Dr. Naomi Oreskes has a unique marriage of expertise, in both global warming AND the history of science.
She is a Professor at the University of California, San Diego. Her early books were on Geophysics, Plate Tectonics, and Continental Drift theory. But now Naomi Oreskes enters a more public battle, with her newest book "Merchants of Doubt, How a Handful of Scientists Obscured the Truth, on Issues from Tobacco Smoke, to Global Warming."
During my own research in the early 1900's, I found a small group of scientists promoting dubious products, like tobacco and even asbestos. They were joined by other authority figures, like Dixie Lee Ray, a former Governor of Washington State, who never met a toxic chemical she didn't like. Many of the press releases came from the Competitive Enterprise Institute.
These front institutions, funded by billionaires and very wealthy industrialists, are the "think tanks" that bring out endless reports suggesting the poor should be dumped, the prisons privatized, and taxes must always fall. They don't like environmentalism, because it costs them money for pollution equipment, or even stops a few big ventures - the ones that can't pass any public smell test.
I suppose the surprise isn't that big polluters hire spokespeople, even scientists. My question is: how did such a small number of people get so much media attention, to look like an equal half in the public debate? How did they do it?

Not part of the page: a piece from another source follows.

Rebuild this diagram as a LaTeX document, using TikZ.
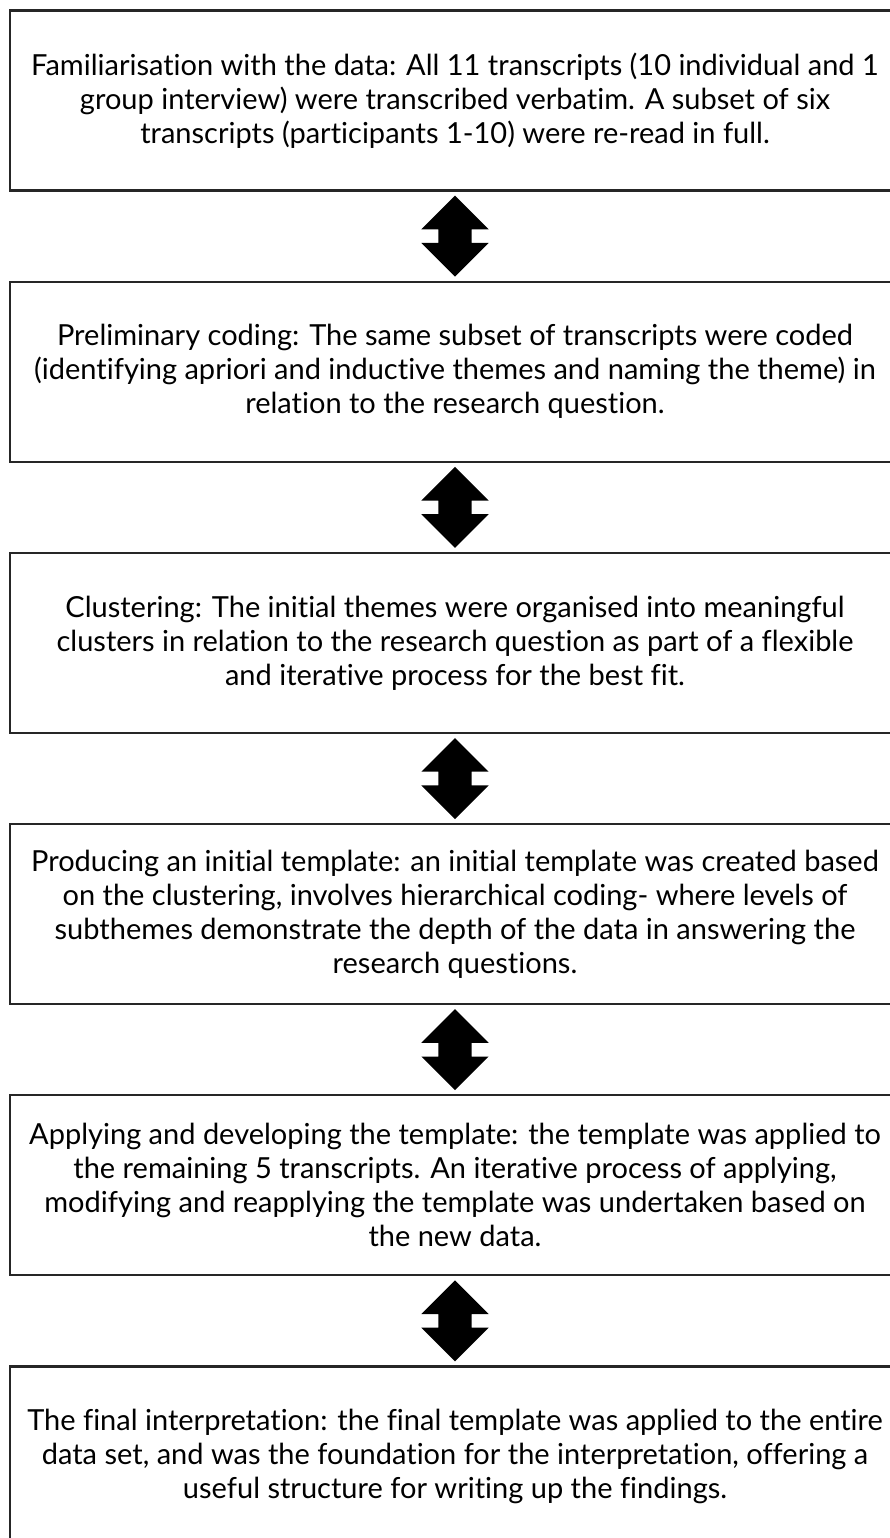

Dr. Oreskes did the digging. She found a second thread to this story. Beyond the wealthy polluters, there also lurked a cadre of academics raised on fighting the Cold War, capitalism versus communism. When the Soviet Union fell in 1991, many of the same faces switched over to anti-environmentalism. Since big governments could legislate restrictive environmental protection laws - they must be socialist, if not Communist.
Under that theology, several top-rated scientists, including one former President of the National Academy of Sciences, began signing press releases saying the risk of tobacco, DDT, and other chemicals was over-rated. Perhaps they weren't so dangerous. It was, and is, a strategy of casting doubt.
The fact that several well-known scientists went well beyond their fields of expertise to endorse media machines designed to protect chemical, oil and tobacco companies raises my suspicions. At least two were found to receive hundreds of thousands of dollars from electric power and coal providers. Others may have acted out of idealism alone, who knows?
That anti-Green machine was established an well-oiled, as the carbon dioxide problem became more visible. Suddenly, some of the same scientists declared global warming to either not exist, or be a harmless natural change. The same think-tanks produced reports saying the same. Delay, delay, and cast doubt, as the tobacco lobby did so successfully for years (at a cost of millions of lives around the world....).
Naomi Oreskes shows the roots, the development and the present growth of this denial industry. Don't miss this interview.